John, your quick to defend Imperial Japan during WWII, yet you never mention the atrocities that they commited in China and the Phillipines or the execution of American prisoners of war. I know that your liberal, but please try to be a little bit more compassionate of your fellow Americans and do study up on your world history.

Hoots said...

As I said...
I noticed that for every reference to Hiroshima intended to prompt reflection and reassessment, there was a quick and sometimes sarcastic rejoinder by someone who seemed fearful that looking too closely at that chapter of our history we might risk becoming wimpy or overly touchy-feely.
I rest my case.

vietnamcatfish said...

I may as well enter the fray.

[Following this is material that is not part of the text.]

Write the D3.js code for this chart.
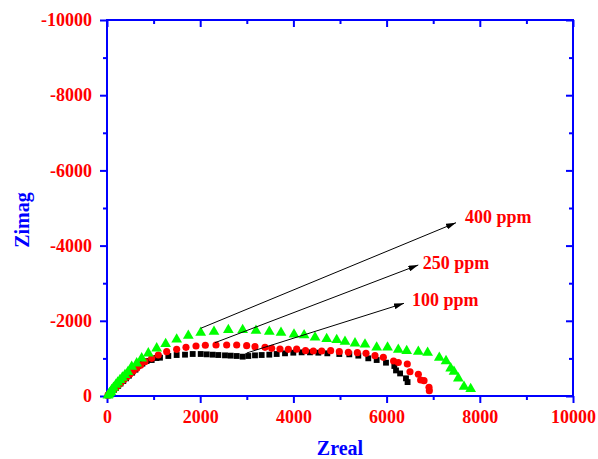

The importance of Hiroshima Day is being bandied about, imho, because it's more U.S. bashing. I often read back in the day that the Japanese would never have surrendered, so it took dropping the bomb to stop the war. Recently, I read where Harry Truman and his think-tank of advisors knew the Japenese were planning to surrender 4 days before the bomb was dropped. But went ahead with their plans anyway. Crazy world, eh? As Rodney King once espoused: "Why can't we all just get along?" Ain't gonna happen. We can't even get along with our family and friends, much less the World. In my new environs I am privy to viewing multi-culturalism every day. This explosion [ pun unintended ] is a recent phenomena, eh? Last 10-15 years. Future shock is here! And growing! Gimme shelter, v.c.